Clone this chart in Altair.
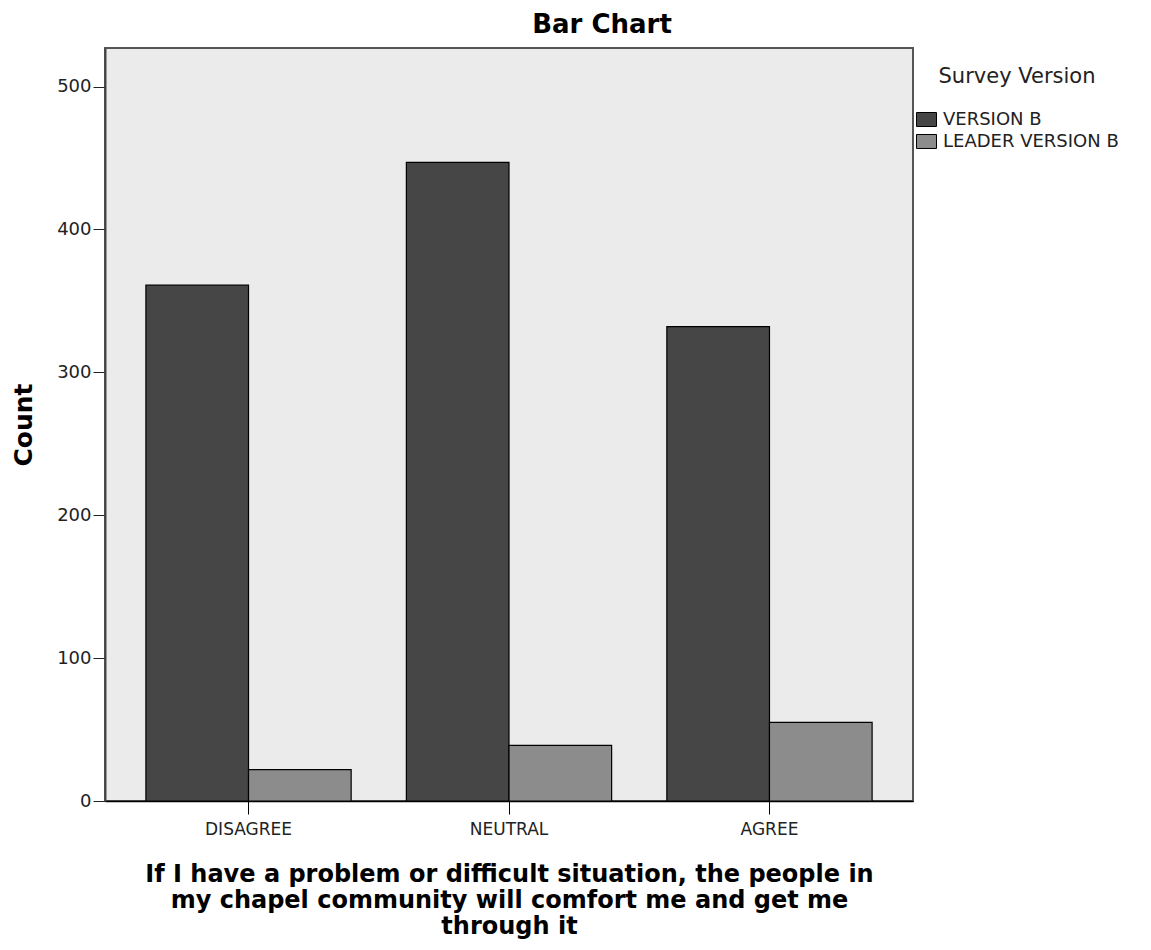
import altair as alt
import pandas as pd

categories = ["DISAGREE", "NEUTRAL", "AGREE"]
versions = ["VERSION B", "LEADER VERSION B"]
version_b = [361, 447, 332]
leader_b = [22, 39, 55]
y_ticks = [0, 100, 200, 300, 400, 500]
x_title = [
    "If I have a problem or difficult situation, the people in",
    "my chapel community will comfort me and get me",
    "through it",
]

rows = []
for c, a, b in zip(categories, version_b, leader_b):
    rows.append({"response": c, "version": versions[0], "count": a})
    rows.append({"response": c, "version": versions[1], "count": b})
df = pd.DataFrame(rows)

FONT = "DejaVu Sans"

chart = (
    alt.Chart(df)
    .mark_bar(stroke="black", strokeWidth=1.2)
    .encode(
        x=alt.X(
            "response:N",
            sort=categories,
            scale=alt.Scale(paddingInner=0.212, paddingOuter=0.157),
            axis=alt.Axis(
                title=x_title,
                labelAngle=0,
                labelFontSize=17,
                labelColor="#222222",
                labelPadding=7,
                tickSize=13,
                tickColor="black",
                domainColor="black",
                domainWidth=1.5,
                titleFontSize=24,
                titleFontWeight="bold",
                titleLineHeight=26,
                titlePadding=25,
                titleColor="black",
            ),
        ),
        xOffset=alt.XOffset(
            "version:N",
            sort=versions,
            scale=alt.Scale(paddingInner=0, paddingOuter=0),
        ),
        y=alt.Y(
            "count:Q",
            scale=alt.Scale(domain=[0, 527], nice=False),
            axis=alt.Axis(
                values=y_ticks,
                title="Count",
                grid=False,
                labelFontSize=18,
                labelColor="#222222",
                labelPadding=2,
                tickSize=12,
                tickColor="#222222",
                domainColor="#444444",
                domainWidth=2,
                titleFontSize=25,
                titleFontWeight="bold",
                titlePadding=20,
                titleColor="black",
            ),
        ),
        color=alt.Color(
            "version:N",
            sort=versions,
            scale=alt.Scale(domain=versions, range=["#464646", "#8c8c8c"]),
            legend=alt.Legend(
                title="Survey Version",
                orient="none",
                legendX=811,
                legendY=18,
                titleFontSize=21,
                titleFontWeight="normal",
                titleColor="#222222",
                titleAnchor="middle",
                titleAlign="center",
                titlePadding=22,
                labelFontSize=18,
                labelColor="#222222",
                labelOffset=6,
                labelLimit=0,
                rowPadding=2,
                symbolType="M-1,-0.7H1V0.7H-1Z",
                symbolSize=400,
                symbolStrokeColor="black",
                symbolStrokeWidth=1,
                symbolOpacity=1,
            ),
        ),
    )
    .properties(
        width=808,
        height=753,
        title=alt.TitleParams(
            "Bar Chart",
            fontSize=26,
            fontWeight="bold",
            font=FONT,
            color="black",
            anchor="middle",
            dx=93,
            offset=10,
        ),
        autosize=alt.AutoSizeParams(type="none"),
        padding={"left": 105, "top": 48, "right": 238, "bottom": 149},
    )
    .configure(font=FONT)
    .configure_view(fill="#ebebeb", stroke="#555555", strokeWidth=2)
)

chart.save("out.html", embed_options={"renderer": "svg", "actions": False})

**WORK TO COMPLETE**
Repeat the material above in full and exactly, apart from the pictures.

**ANSWER TO THIS EXERCISE**
Clone this chart in Altair.
import altair as alt
import pandas as pd

categories = ["DISAGREE", "NEUTRAL", "AGREE"]
versions = ["VERSION B", "LEADER VERSION B"]
version_b = [361, 447, 332]
leader_b = [22, 39, 55]
y_ticks = [0, 100, 200, 300, 400, 500]
x_title = [
    "If I have a problem or difficult situation, the people in",
    "my chapel community will comfort me and get me",
    "through it",
]

rows = []
for c, a, b in zip(categories, version_b, leader_b):
    rows.append({"response": c, "version": versions[0], "count": a})
    rows.append({"response": c, "version": versions[1], "count": b})
df = pd.DataFrame(rows)

FONT = "DejaVu Sans"

chart = (
    alt.Chart(df)
    .mark_bar(stroke="black", strokeWidth=1.2)
    .encode(
        x=alt.X(
            "response:N",
            sort=categories,
            scale=alt.Scale(paddingInner=0.212, paddingOuter=0.157),
            axis=alt.Axis(
                title=x_title,
                labelAngle=0,
                labelFontSize=17,
                labelColor="#222222",
                labelPadding=7,
                tickSize=13,
                tickColor="black",
                domainColor="black",
                domainWidth=1.5,
                titleFontSize=24,
                titleFontWeight="bold",
                titleLineHeight=26,
                titlePadding=25,
                titleColor="black",
            ),
        ),
        xOffset=alt.XOffset(
            "version:N",
            sort=versions,
            scale=alt.Scale(paddingInner=0, paddingOuter=0),
        ),
        y=alt.Y(
            "count:Q",
            scale=alt.Scale(domain=[0, 527], nice=False),
            axis=alt.Axis(
                values=y_ticks,
                title="Count",
                grid=False,
                labelFontSize=18,
                labelColor="#222222",
                labelPadding=2,
                tickSize=12,
                tickColor="#222222",
                domainColor="#444444",
                domainWidth=2,
                titleFontSize=25,
                titleFontWeight="bold",
                titlePadding=20,
                titleColor="black",
            ),
        ),
        color=alt.Color(
            "version:N",
            sort=versions,
            scale=alt.Scale(domain=versions, range=["#464646", "#8c8c8c"]),
            legend=alt.Legend(
                title="Survey Version",
                orient="none",
                legendX=811,
                legendY=18,
                titleFontSize=21,
                titleFontWeight="normal",
                titleColor="#222222",
                titleAnchor="middle",
                titleAlign="center",
                titlePadding=22,
                labelFontSize=18,
                labelColor="#222222",
                labelOffset=6,
                labelLimit=0,
                rowPadding=2,
                symbolType="M-1,-0.7H1V0.7H-1Z",
                symbolSize=400,
                symbolStrokeColor="black",
                symbolStrokeWidth=1,
                symbolOpacity=1,
            ),
        ),
    )
    .properties(
        width=808,
        height=753,
        title=alt.TitleParams(
            "Bar Chart",
            fontSize=26,
            fontWeight="bold",
            font=FONT,
            color="black",
            anchor="middle",
            dx=93,
            offset=10,
        ),
        autosize=alt.AutoSizeParams(type="none"),
        padding={"left": 105, "top": 48, "right": 238, "bottom": 149},
    )
    .configure(font=FONT)
    .configure_view(fill="#ebebeb", stroke="#555555", strokeWidth=2)
)

chart.save("out.html", embed_options={"renderer": "svg", "actions": False})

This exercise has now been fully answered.